The Rio Grande bridge omitted this requirement and the Eubank interchange nearly did until local transportation activists pointed out yet another failure to follow the requirements of New Mexico law.
It's easy enough to complain about the cost of each individual bike path project, but when each project is tabled, omitted or forgotten, we end up with zero improvements to the two-wheel transportation system in this city and a continued poverty of alternatives to using automobiles for some of our transportation needs.
Until there is a real effort to create a real system of transportation alternatives there just won't be any viable alternatives available. If it is the river bridge or nothing, build the bridge. At least that way the I-40 Rio Grande bridge omission will be corrected.
MARK WALKER
Albuquerque
Baby-Sitting Coddled Students Not Teachers' Jobs
THIS YEAR I heard from colleagues in higher education that parents are now showing up on university campuses to complain about professors overworking and over challenging their students. I shrugged it off as isolated; there are crazies everywhere.
But when I recently heard from a number of public school employee friends at various locations in and around Albuquerque that high school girls are wearing pajamas and slippers, and carrying blankies and stuffed animals to school, the suppressed alarm bells in my view of the education world went off in earnest.
Remember when education worked? As I recall, back then parents reinforced the civic, social and academic lessons professional educators taught at school. By contrast, today's parents have direct input into education policies and processes and that is and has been an absolute disaster.

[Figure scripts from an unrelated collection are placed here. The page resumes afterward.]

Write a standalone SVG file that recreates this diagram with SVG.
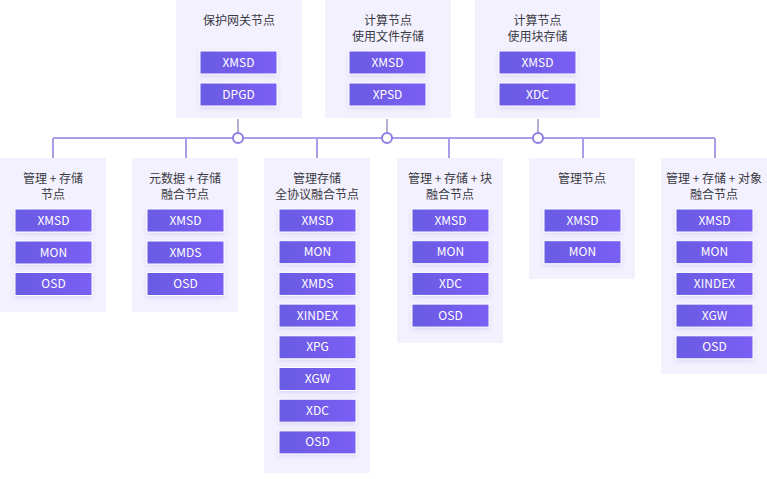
<svg xmlns="http://www.w3.org/2000/svg" width="767" height="479" viewBox="0 0 767 479">
<defs>
<linearGradient id="btnGrad" x1="0" y1="0" x2="1" y2="0">
<stop offset="0" stop-color="#6a5be2"/>
<stop offset="1" stop-color="#7a5ef4"/>
</linearGradient>
<filter id="sh" x="-20%" y="-30%" width="140%" height="170%">
<feDropShadow dx="0" dy="2" stdDeviation="2" flood-color="#6a5be2" flood-opacity="0.18"/>
</filter>
</defs>
<style>
.box{fill:#f3f1fd}
.btn{fill:url(#btnGrad);stroke:#ffffff;stroke-width:1;filter:url(#sh)}
.title{font-family:"Noto Sans CJK SC","Noto Sans",sans-serif;font-size:12px;fill:#3a3a44;text-anchor:middle}
.lbl{font-family:"Noto Sans CJK SC","Noto Sans",sans-serif;font-size:12px;fill:#ffffff;text-anchor:middle}
.ln{stroke:#a99ce8;stroke-width:2;fill:none}
.stem{stroke:#9d94c9;stroke-width:1.5;fill:none}
.dot{fill:#ffffff;stroke:#8d7ce2;stroke-width:2}
</style>
<rect width="767" height="479" fill="#ffffff"/>

<g id="connectors">
<line class="ln" x1="53" y1="138" x2="715" y2="138"/>
<line class="ln" x1="53" y1="138" x2="53" y2="158"/>
<line class="ln" x1="186" y1="138" x2="186" y2="158"/>
<line class="ln" x1="317" y1="138" x2="317" y2="158"/>
<line class="ln" x1="449" y1="138" x2="449" y2="158"/>
<line class="ln" x1="583" y1="138" x2="583" y2="158"/>
<line class="ln" x1="715" y1="138" x2="715" y2="158"/>
<line class="stem" x1="238" y1="119" x2="238" y2="133"/>
<line class="stem" x1="387" y1="119" x2="387" y2="133"/>
<line class="stem" x1="538" y1="119" x2="538" y2="133"/>
<circle class="dot" cx="238" cy="138" r="5"/>
<circle class="dot" cx="387" cy="138" r="5"/>
<circle class="dot" cx="538" cy="138" r="5"/>
</g>

<g id="top-gateway">
<rect class="box" x="176" y="0" width="126" height="118"/>
<text class="title" x="239" y="24.5">保护网关节点</text>
<rect class="btn" x="200" y="51" width="77" height="23"/>
<text class="lbl" x="238.5" y="66.5">XMSD</text>
<rect class="btn" x="200" y="83" width="77" height="23"/>
<text class="lbl" x="238.5" y="98.5">DPGD</text>
</g>

<g id="top-compute-file">
<rect class="box" x="325" y="0" width="126" height="118"/>
<text class="title" x="388" y="24.5">计算节点</text>
<text class="title" x="388" y="40.5">使用文件存储</text>
<rect class="btn" x="349" y="51" width="77" height="23"/>
<text class="lbl" x="387.5" y="66.5">XMSD</text>
<rect class="btn" x="349" y="83" width="77" height="23"/>
<text class="lbl" x="387.5" y="98.5">XPSD</text>
</g>

<g id="top-compute-block">
<rect class="box" x="475" y="0" width="125" height="118"/>
<text class="title" x="537.5" y="24.5">计算节点</text>
<text class="title" x="537.5" y="40.5">使用块存储</text>
<rect class="btn" x="499" y="51" width="77" height="23"/>
<text class="lbl" x="537.5" y="66.5">XMSD</text>
<rect class="btn" x="499" y="83" width="77" height="23"/>
<text class="lbl" x="537.5" y="98.5">XDC</text>
</g>

<g id="node-mgmt-storage">
<rect class="box" x="0" y="158" width="106" height="154"/>
<text class="title" x="53" y="183">管理 + 存储</text>
<text class="title" x="53" y="198.5">节点</text>
<rect class="btn" x="15" y="209" width="77" height="23"/>
<text class="lbl" x="53.5" y="224.5">XMSD</text>
<rect class="btn" x="15" y="241" width="77" height="23"/>
<text class="lbl" x="53.5" y="256.5">MON</text>
<rect class="btn" x="15" y="272.5" width="77" height="23"/>
<text class="lbl" x="53.5" y="288">OSD</text>
</g>

<g id="node-meta-storage">
<rect class="box" x="132" y="158" width="106" height="154"/>
<text class="title" x="185" y="183">元数据 + 存储</text>
<text class="title" x="185" y="198.5">融合节点</text>
<rect class="btn" x="147" y="209" width="77" height="23"/>
<text class="lbl" x="185.5" y="224.5">XMSD</text>
<rect class="btn" x="147" y="241" width="77" height="23"/>
<text class="lbl" x="185.5" y="256.5">XMDS</text>
<rect class="btn" x="147" y="272.5" width="77" height="23"/>
<text class="lbl" x="185.5" y="288">OSD</text>
</g>

<g id="node-all-protocol">
<rect class="box" x="264" y="158" width="106" height="315"/>
<text class="title" x="317" y="183">管理存储</text>
<text class="title" x="317" y="198.5">全协议融合节点</text>
<rect class="btn" x="279" y="209" width="77" height="23"/>
<text class="lbl" x="317.5" y="224.5">XMSD</text>
<rect class="btn" x="279" y="240.7" width="77" height="23"/>
<text class="lbl" x="317.5" y="256.2">MON</text>
<rect class="btn" x="279" y="272.4" width="77" height="23"/>
<text class="lbl" x="317.5" y="287.9">XMDS</text>
<rect class="btn" x="279" y="304.1" width="77" height="23"/>
<text class="lbl" x="317.5" y="319.6">XINDEX</text>
<rect class="btn" x="279" y="335.8" width="77" height="23"/>
<text class="lbl" x="317.5" y="351.3">XPG</text>
<rect class="btn" x="279" y="367.5" width="77" height="23"/>
<text class="lbl" x="317.5" y="383">XGW</text>
<rect class="btn" x="279" y="399.2" width="77" height="23"/>
<text class="lbl" x="317.5" y="414.7">XDC</text>
<rect class="btn" x="279" y="430.9" width="77" height="23"/>
<text class="lbl" x="317.5" y="446.4">OSD</text>
</g>

<g id="node-mgmt-storage-block">
<rect class="box" x="397" y="158" width="106" height="185"/>
<text class="title" x="450" y="183">管理 + 存储 + 块</text>
<text class="title" x="450" y="198.5">融合节点</text>
<rect class="btn" x="412" y="209" width="77" height="23"/>
<text class="lbl" x="450.5" y="224.5">XMSD</text>
<rect class="btn" x="412" y="240.7" width="77" height="23"/>
<text class="lbl" x="450.5" y="256.2">MON</text>
<rect class="btn" x="412" y="272.4" width="77" height="23"/>
<text class="lbl" x="450.5" y="287.9">XDC</text>
<rect class="btn" x="412" y="304.1" width="77" height="23"/>
<text class="lbl" x="450.5" y="319.6">OSD</text>
</g>

<g id="node-mgmt">
<rect class="box" x="529" y="158" width="106" height="121"/>
<text class="title" x="582" y="182.5">管理节点</text>
<rect class="btn" x="544" y="209" width="77" height="23"/>
<text class="lbl" x="582.5" y="224.5">XMSD</text>
<rect class="btn" x="544" y="240.7" width="77" height="23"/>
<text class="lbl" x="582.5" y="256.2">MON</text>
</g>

<g id="node-mgmt-storage-object">
<rect class="box" x="661" y="158" width="106" height="216"/>
<text class="title" x="714" y="183">管理 + 存储 + 对象</text>
<text class="title" x="714" y="198.5">融合节点</text>
<rect class="btn" x="676" y="209" width="77" height="23"/>
<text class="lbl" x="714.5" y="224.5">XMSD</text>
<rect class="btn" x="676" y="240.7" width="77" height="23"/>
<text class="lbl" x="714.5" y="256.2">MON</text>
<rect class="btn" x="676" y="272.4" width="77" height="23"/>
<text class="lbl" x="714.5" y="287.9">XINDEX</text>
<rect class="btn" x="676" y="304.1" width="77" height="23"/>
<text class="lbl" x="714.5" y="319.6">XGW</text>
<rect class="btn" x="676" y="335.8" width="77" height="23"/>
<text class="lbl" x="714.5" y="351.3">OSD</text>
</g>
</svg>
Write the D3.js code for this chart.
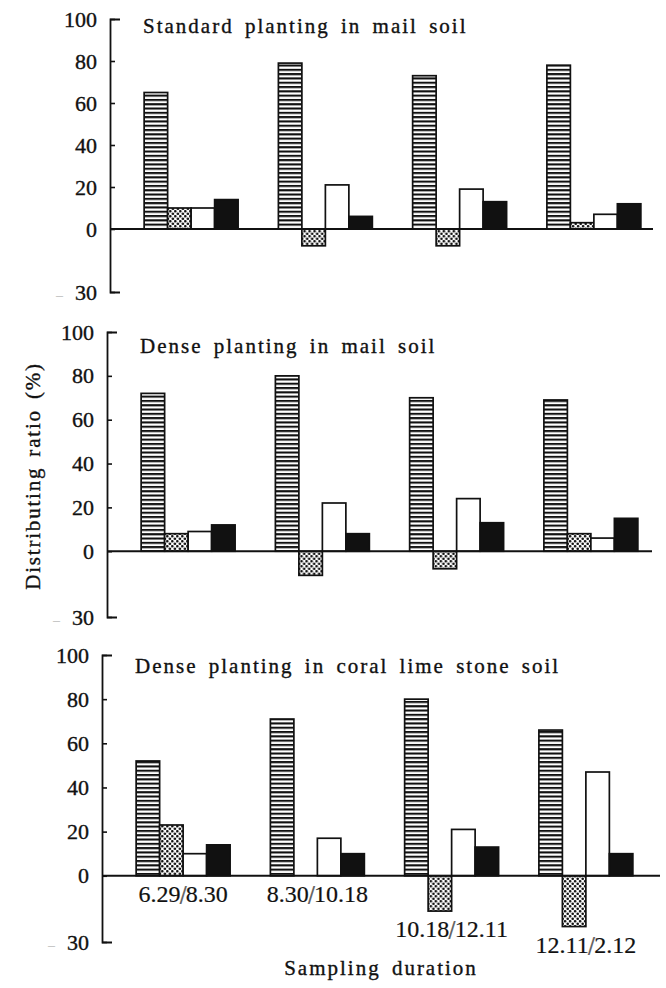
<!DOCTYPE html>
<html>
<head>
<meta charset="utf-8">
<script src="https://cdn.jsdelivr.net/npm/d3@7"></script>
<style>
  body { margin: 0; background: #fff; }
  svg { display: block; }
  svg text {
    font-family: "Liberation Serif", "Times New Roman", "DejaVu Serif", serif;
    fill: #111;
    stroke: #111;
    stroke-width: 0.35px;
  }
</style>
</head>
<body>
<svg id="chart" width="666" height="988"></svg>
<script>
const categories = ["6.29", "8.30", "10.18", "12.11"];
const categoryEnds = ["8.30", "10.18", "12.11", "2.12"];
const seriesNames = ["hatched", "dotted", "open", "solid"];
const yTicks = [-30, 0, 20, 40, 60, 80, 100];

const panelTitles = [
  "Standard planting in mail soil",
  "Dense planting in mail soil",
  "Dense planting in coral lime stone soil"
];

// values per panel, one array per series (%)
const standardMail = {
  hatched: [65, 79, 73, 78],
  dotted: [10, -8, -8, 3],
  open: [10, 21, 19, 7],
  solid: [14, 6, 13, 12]
};
const denseMail = {
  hatched: [72, 80, 70, 69],
  dotted: [8, -11, -8, 8],
  open: [9, 22, 24, 6],
  solid: [12, 8, 13, 15]
};
const denseCoral = {
  hatched: [52, 71, 80, 66],
  dotted: [23, 0, -16, -23],
  open: [10, 17, 21, 47],
  solid: [14, 10, 13, 10]
};
const panelData = [standardMail, denseMail, denseCoral];

// layout of the three stacked panels
const panelLayout = [
  { axisX: 110, lineEnd: 653, top: 19, bottom: 292, titleY: 33 },
  { axisX: 107, lineEnd: 652, top: 332, bottom: 617, titleY: 353 },
  { axisX: 102, lineEnd: 660, top: 655, bottom: 942, titleY: 673 }
];

const svg = d3.select("#chart");
const defs = svg.append("defs");

const stripe = defs.append("pattern")
  .attr("id", "hstripe")
  .attr("patternUnits", "userSpaceOnUse")
  .attr("width", 8).attr("height", 4.3);
stripe.append("rect").attr("width", 8).attr("height", 4.3).attr("fill", "#fff");
stripe.append("rect").attr("width", 8).attr("height", 2.1).attr("fill", "#111");

const dots = defs.append("pattern")
  .attr("id", "dots")
  .attr("patternUnits", "userSpaceOnUse")
  .attr("width", 5).attr("height", 5);
dots.append("rect").attr("width", 5).attr("height", 5).attr("fill", "#fff");
dots.append("circle").attr("cx", 1.25).attr("cy", 1.25).attr("r", 1.3).attr("fill", "#111");
dots.append("circle").attr("cx", 3.75).attr("cy", 3.75).attr("r", 1.3).attr("fill", "#111");

const fills = { hatched: "url(#hstripe)", dotted: "url(#dots)", open: "#fff", solid: "#111" };

panelData.forEach((data, p) => {
  const lay = panelLayout[p];
  const g = svg.append("g");

  const y = d3.scaleLinear().domain([-30, 100]).range([lay.bottom, lay.top]);

  const x0 = d3.scaleBand()
    .domain(categories)
    .range([lay.axisX + 14, lay.axisX + 551])
    .paddingInner(0.3)
    .paddingOuter(0.15);

  const x1 = d3.scaleBand()
    .domain(seriesNames)
    .range([0, x0.bandwidth()]);

  // title
  g.append("text")
    .attr("x", lay.axisX + 33)
    .attr("y", lay.titleY)
    .style("font-size", "21px")
    .style("letter-spacing", "2px")
    .style("word-spacing", "4px")
    .text(panelTitles[p]);

  // bars
  const groups = g.selectAll(".grp")
    .data(categories)
    .enter()
    .append("g")
    .attr("transform", (c) => `translate(${x0(c)},0)`);

  groups.selectAll("rect")
    .data((c, i) => seriesNames.map((s) => ({ s, v: data[s][i] })).filter((d) => d.v !== 0))
    .enter()
    .append("rect")
    .attr("x", (d) => x1(d.s))
    .attr("y", (d) => y(Math.max(0, d.v)))
    .attr("width", x1.bandwidth())
    .attr("height", (d) => Math.abs(y(d.v) - y(0)))
    .attr("fill", (d) => fills[d.s])
    .attr("stroke", "#111")
    .attr("stroke-width", 1.7);

  // zero line
  g.append("line")
    .attr("x1", lay.axisX)
    .attr("x2", lay.lineEnd)
    .attr("y1", y(0))
    .attr("y2", y(0))
    .attr("stroke", "#111")
    .attr("stroke-width", 2);

  // y axis
  const yAxis = d3.axisLeft(y)
    .tickValues(yTicks)
    .tickSizeInner(-5)
    .tickSizeOuter(-10)
    .tickPadding(13)
    .tickFormat((d) => Math.abs(d));

  const ax = g.append("g")
    .attr("transform", `translate(${lay.axisX},0)`)
    .call(yAxis);

  ax.select(".domain").attr("stroke", "#111").attr("stroke-width", 1.8);
  ax.selectAll(".tick line").attr("stroke", "#111").attr("stroke-width", 1.6);
  ax.selectAll(".tick text")
    .style("font-size", "22px")
    .attr("fill", "#111");

  ax.selectAll(".tick")
    .filter((d) => d < 0)
    .select("text")
    .text(null)
    .call((t) => {
      t.append("tspan")
        .style("fill", "#bbb")
        .style("stroke", "none")
        .style("font-size", "14px")
        .text("–");
      t.append("tspan").attr("dx", 12).text("30");
    });

  // category labels on the last panel, set under the lowest bar of each group
  if (p === panelData.length - 1) {
    g.selectAll(".cat")
      .data(categories)
      .enter()
      .append("text")
      .attr("x", (c) => x0(c) + x0.bandwidth() / 2)
      .attr("y", (c, i) => y(Math.min(0, ...seriesNames.map((s) => data[s][i]))) + 26)
      .attr("text-anchor", "middle")
      .style("font-size", "24px")
      .style("stroke-width", "0.2px")
      .call((t) => {
        t.append("tspan").text((c) => c);
        t.append("tspan")
          .style("font-family", "'DejaVu Sans', sans-serif")
          .style("font-size", "22px")
          .style("fill", "#666")
          .style("stroke", "none")
          .attr("dx", -1)
          .text("∕");
        t.append("tspan").attr("dx", -1).text((c, i) => categoryEnds[i]);
      });
  }
});

// axis titles
svg.append("text")
  .attr("transform", "translate(40,476) rotate(-90)")
  .attr("text-anchor", "middle")
  .style("font-size", "21px")
  .style("letter-spacing", "1.8px")
  .style("word-spacing", "3px")
  .text("Distributing ratio  (%)");

svg.append("text")
  .attr("x", 381)
  .attr("y", 975)
  .attr("text-anchor", "middle")
  .style("font-size", "21px")
  .style("letter-spacing", "2px")
  .style("word-spacing", "4px")
  .text("Sampling duration");
</script>
</body>
</html>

Parents even get to sit on committees that select school administrators, setting up the next principal to be beholding before ever showing up to work. Helicopter parents and single-minded advocates have made a mockery of public education. The over identification of special education students both as "gifted" and "emotionally disabled" has been a direct result of caving in to parental demands and lawsuit wielding opportunists.
It's time to legislate control back to the professionals. When the rules become a collection of every possible exception, they cease to be rules. Reasonable parents and serious students deserve more. So do the educators who have been relegated to the position of unglorified baby sitter.
DAVID A. LEPRE
Albuquerque
$6 Million Price Seems High
I'VE READ the various articles pro and con about a bicycle bridge across the Rio Grande but have yet to see any challenge to the argument that the bridge would cost $6 million. Where does that figure come from?
Is there one bicycle bridge builder in the city, state or Southwest and is that the catalogue list price for a bridge of such-and-such length? Have competitive bids been received with the lowest bid at $6 million or could there perhaps be a builder who could do it for $1 million? It does seem like a lot of money to me for such a bridge and therefore I question whether the figure is reasonable.